## Aim:
Below is a listing; print exactly its lines from the one containing "Rebuild this diagram" down to the one containing "[box,minimum height=52pt,below=35.5pt of", both inclusive, with every picture left out.

## Records to process:
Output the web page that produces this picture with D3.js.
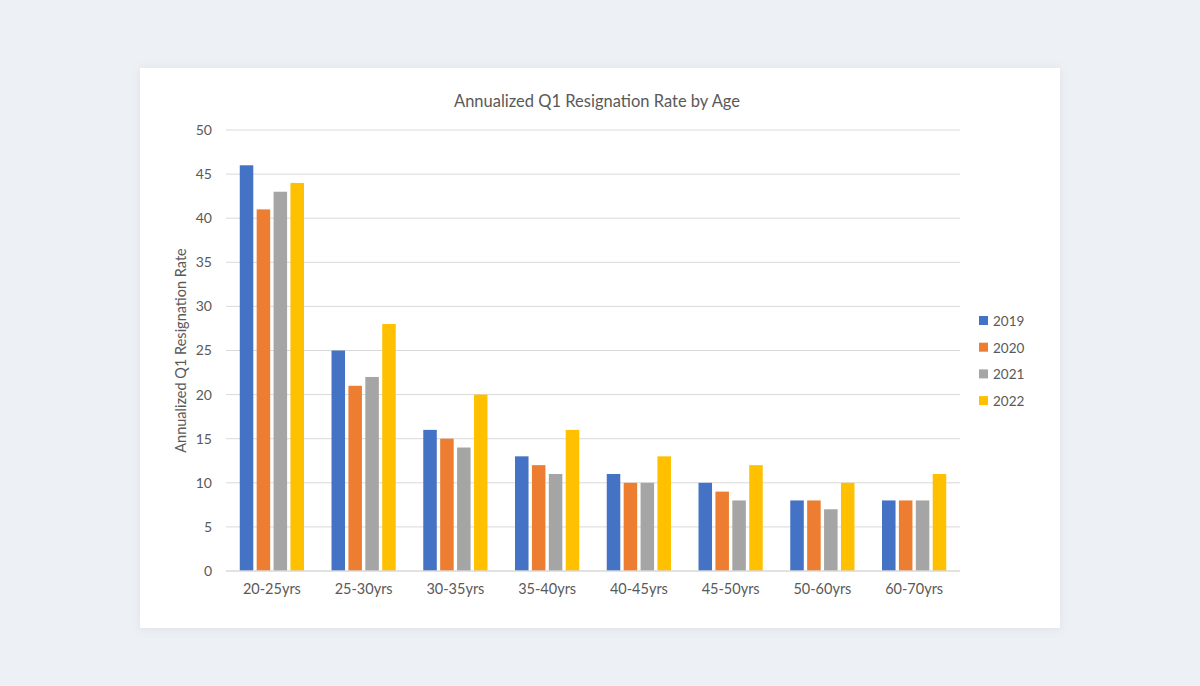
--
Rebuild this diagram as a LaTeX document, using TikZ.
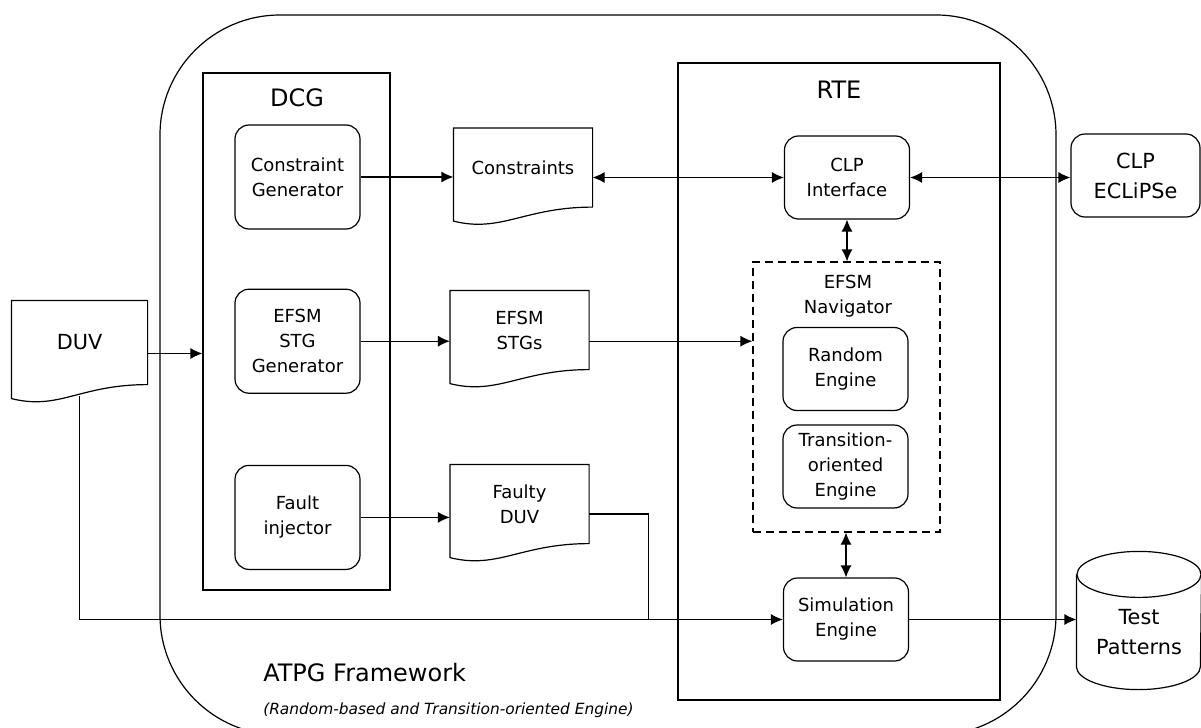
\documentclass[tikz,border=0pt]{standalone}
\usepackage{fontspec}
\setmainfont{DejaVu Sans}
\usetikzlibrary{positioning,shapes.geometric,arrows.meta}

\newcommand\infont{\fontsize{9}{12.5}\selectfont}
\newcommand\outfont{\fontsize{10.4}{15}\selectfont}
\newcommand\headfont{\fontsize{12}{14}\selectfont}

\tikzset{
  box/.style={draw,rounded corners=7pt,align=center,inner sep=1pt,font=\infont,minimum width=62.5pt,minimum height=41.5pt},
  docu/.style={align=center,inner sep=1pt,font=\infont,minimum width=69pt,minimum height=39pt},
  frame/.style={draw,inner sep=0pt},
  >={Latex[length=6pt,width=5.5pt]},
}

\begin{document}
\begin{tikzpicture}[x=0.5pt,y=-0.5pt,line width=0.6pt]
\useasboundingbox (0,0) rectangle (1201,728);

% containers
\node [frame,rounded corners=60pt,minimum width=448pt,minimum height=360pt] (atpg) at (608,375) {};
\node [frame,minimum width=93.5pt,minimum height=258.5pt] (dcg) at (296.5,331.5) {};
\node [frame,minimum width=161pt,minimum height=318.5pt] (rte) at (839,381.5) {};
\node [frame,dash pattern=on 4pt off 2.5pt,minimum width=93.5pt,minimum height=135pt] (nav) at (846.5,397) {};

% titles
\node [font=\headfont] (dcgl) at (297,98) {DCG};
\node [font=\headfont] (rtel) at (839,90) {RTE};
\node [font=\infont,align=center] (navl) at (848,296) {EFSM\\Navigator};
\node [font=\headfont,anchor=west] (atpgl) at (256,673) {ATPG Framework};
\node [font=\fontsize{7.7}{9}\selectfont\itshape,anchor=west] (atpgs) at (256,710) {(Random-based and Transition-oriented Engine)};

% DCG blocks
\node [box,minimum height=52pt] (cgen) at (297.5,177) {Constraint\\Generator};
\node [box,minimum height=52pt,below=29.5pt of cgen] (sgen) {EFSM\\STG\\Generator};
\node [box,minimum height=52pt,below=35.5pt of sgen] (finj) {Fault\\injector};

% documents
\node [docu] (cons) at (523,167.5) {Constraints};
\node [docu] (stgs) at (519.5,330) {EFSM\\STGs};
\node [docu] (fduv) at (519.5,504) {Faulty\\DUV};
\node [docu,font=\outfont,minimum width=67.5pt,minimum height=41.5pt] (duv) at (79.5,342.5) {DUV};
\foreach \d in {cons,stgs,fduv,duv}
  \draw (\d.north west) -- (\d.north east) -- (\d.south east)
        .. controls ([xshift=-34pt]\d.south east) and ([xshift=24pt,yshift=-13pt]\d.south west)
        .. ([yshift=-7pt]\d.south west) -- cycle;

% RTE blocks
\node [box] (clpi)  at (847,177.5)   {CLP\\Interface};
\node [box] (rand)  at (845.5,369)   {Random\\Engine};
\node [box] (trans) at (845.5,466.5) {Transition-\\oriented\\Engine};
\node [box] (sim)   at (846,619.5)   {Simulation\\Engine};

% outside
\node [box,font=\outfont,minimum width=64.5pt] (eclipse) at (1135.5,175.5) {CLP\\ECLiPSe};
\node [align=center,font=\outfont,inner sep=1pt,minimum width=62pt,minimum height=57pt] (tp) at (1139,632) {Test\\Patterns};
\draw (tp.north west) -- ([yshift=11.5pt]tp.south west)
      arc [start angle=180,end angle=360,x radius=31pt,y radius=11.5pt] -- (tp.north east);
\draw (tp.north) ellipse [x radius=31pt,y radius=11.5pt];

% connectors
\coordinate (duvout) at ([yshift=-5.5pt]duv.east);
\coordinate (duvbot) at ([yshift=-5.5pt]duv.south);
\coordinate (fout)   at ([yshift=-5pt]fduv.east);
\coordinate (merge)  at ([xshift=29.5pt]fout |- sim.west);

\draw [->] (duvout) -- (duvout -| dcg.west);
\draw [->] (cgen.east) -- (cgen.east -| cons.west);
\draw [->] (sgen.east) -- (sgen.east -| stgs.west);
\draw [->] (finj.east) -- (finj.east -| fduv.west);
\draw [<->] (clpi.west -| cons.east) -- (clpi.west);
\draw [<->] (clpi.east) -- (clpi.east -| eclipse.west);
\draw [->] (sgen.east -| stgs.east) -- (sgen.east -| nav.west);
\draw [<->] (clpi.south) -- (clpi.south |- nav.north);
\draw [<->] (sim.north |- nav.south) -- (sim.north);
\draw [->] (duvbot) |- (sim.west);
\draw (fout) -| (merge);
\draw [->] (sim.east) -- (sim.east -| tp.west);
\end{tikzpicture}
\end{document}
--
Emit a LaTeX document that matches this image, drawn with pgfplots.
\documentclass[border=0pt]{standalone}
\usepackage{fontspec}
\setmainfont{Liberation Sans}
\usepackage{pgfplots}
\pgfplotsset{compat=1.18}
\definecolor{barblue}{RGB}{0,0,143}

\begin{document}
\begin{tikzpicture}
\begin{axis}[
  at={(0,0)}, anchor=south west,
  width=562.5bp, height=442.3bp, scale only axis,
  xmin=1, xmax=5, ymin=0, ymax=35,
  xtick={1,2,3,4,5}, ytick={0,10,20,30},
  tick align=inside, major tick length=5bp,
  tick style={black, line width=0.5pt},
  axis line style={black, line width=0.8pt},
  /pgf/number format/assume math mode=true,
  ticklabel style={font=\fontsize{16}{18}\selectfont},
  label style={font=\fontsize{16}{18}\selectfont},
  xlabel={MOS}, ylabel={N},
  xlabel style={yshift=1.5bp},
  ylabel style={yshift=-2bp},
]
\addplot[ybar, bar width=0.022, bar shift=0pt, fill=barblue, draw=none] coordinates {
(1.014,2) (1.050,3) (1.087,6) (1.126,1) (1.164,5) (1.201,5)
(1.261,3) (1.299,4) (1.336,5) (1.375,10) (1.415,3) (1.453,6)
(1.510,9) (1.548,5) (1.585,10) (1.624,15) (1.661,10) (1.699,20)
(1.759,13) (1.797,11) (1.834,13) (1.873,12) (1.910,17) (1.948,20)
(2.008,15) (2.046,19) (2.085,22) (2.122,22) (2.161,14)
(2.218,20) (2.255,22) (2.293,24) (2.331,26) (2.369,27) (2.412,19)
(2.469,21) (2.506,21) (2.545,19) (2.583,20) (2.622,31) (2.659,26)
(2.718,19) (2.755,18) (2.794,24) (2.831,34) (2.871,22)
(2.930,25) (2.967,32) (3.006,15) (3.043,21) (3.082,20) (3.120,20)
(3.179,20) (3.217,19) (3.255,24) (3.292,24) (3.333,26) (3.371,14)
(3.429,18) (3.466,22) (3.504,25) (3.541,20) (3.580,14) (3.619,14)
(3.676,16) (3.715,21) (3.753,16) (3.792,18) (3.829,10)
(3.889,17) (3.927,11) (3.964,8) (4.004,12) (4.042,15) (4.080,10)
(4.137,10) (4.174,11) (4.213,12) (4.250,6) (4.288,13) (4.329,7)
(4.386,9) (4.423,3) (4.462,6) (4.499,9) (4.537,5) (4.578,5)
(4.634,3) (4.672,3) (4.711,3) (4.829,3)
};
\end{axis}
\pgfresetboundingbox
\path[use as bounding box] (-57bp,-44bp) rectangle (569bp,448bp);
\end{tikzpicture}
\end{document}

## Task answer:
Rebuild this diagram as a LaTeX document, using TikZ.
\documentclass[tikz,border=0pt]{standalone}
\usepackage{fontspec}
\setmainfont{DejaVu Sans}
\usetikzlibrary{positioning,shapes.geometric,arrows.meta}

\newcommand\infont{\fontsize{9}{12.5}\selectfont}
\newcommand\outfont{\fontsize{10.4}{15}\selectfont}
\newcommand\headfont{\fontsize{12}{14}\selectfont}

\tikzset{
  box/.style={draw,rounded corners=7pt,align=center,inner sep=1pt,font=\infont,minimum width=62.5pt,minimum height=41.5pt},
  docu/.style={align=center,inner sep=1pt,font=\infont,minimum width=69pt,minimum height=39pt},
  frame/.style={draw,inner sep=0pt},
  >={Latex[length=6pt,width=5.5pt]},
}

\begin{document}
\begin{tikzpicture}[x=0.5pt,y=-0.5pt,line width=0.6pt]
\useasboundingbox (0,0) rectangle (1201,728);

% containers
\node [frame,rounded corners=60pt,minimum width=448pt,minimum height=360pt] (atpg) at (608,375) {};
\node [frame,minimum width=93.5pt,minimum height=258.5pt] (dcg) at (296.5,331.5) {};
\node [frame,minimum width=161pt,minimum height=318.5pt] (rte) at (839,381.5) {};
\node [frame,dash pattern=on 4pt off 2.5pt,minimum width=93.5pt,minimum height=135pt] (nav) at (846.5,397) {};

% titles
\node [font=\headfont] (dcgl) at (297,98) {DCG};
\node [font=\headfont] (rtel) at (839,90) {RTE};
\node [font=\infont,align=center] (navl) at (848,296) {EFSM\\Navigator};
\node [font=\headfont,anchor=west] (atpgl) at (256,673) {ATPG Framework};
\node [font=\fontsize{7.7}{9}\selectfont\itshape,anchor=west] (atpgs) at (256,710) {(Random-based and Transition-oriented Engine)};

% DCG blocks
\node [box,minimum height=52pt] (cgen) at (297.5,177) {Constraint\\Generator};
\node [box,minimum height=52pt,below=29.5pt of cgen] (sgen) {EFSM\\STG\\Generator};
\node [box,minimum height=52pt,below=35.5pt of sgen] (finj) {Fault\\injector};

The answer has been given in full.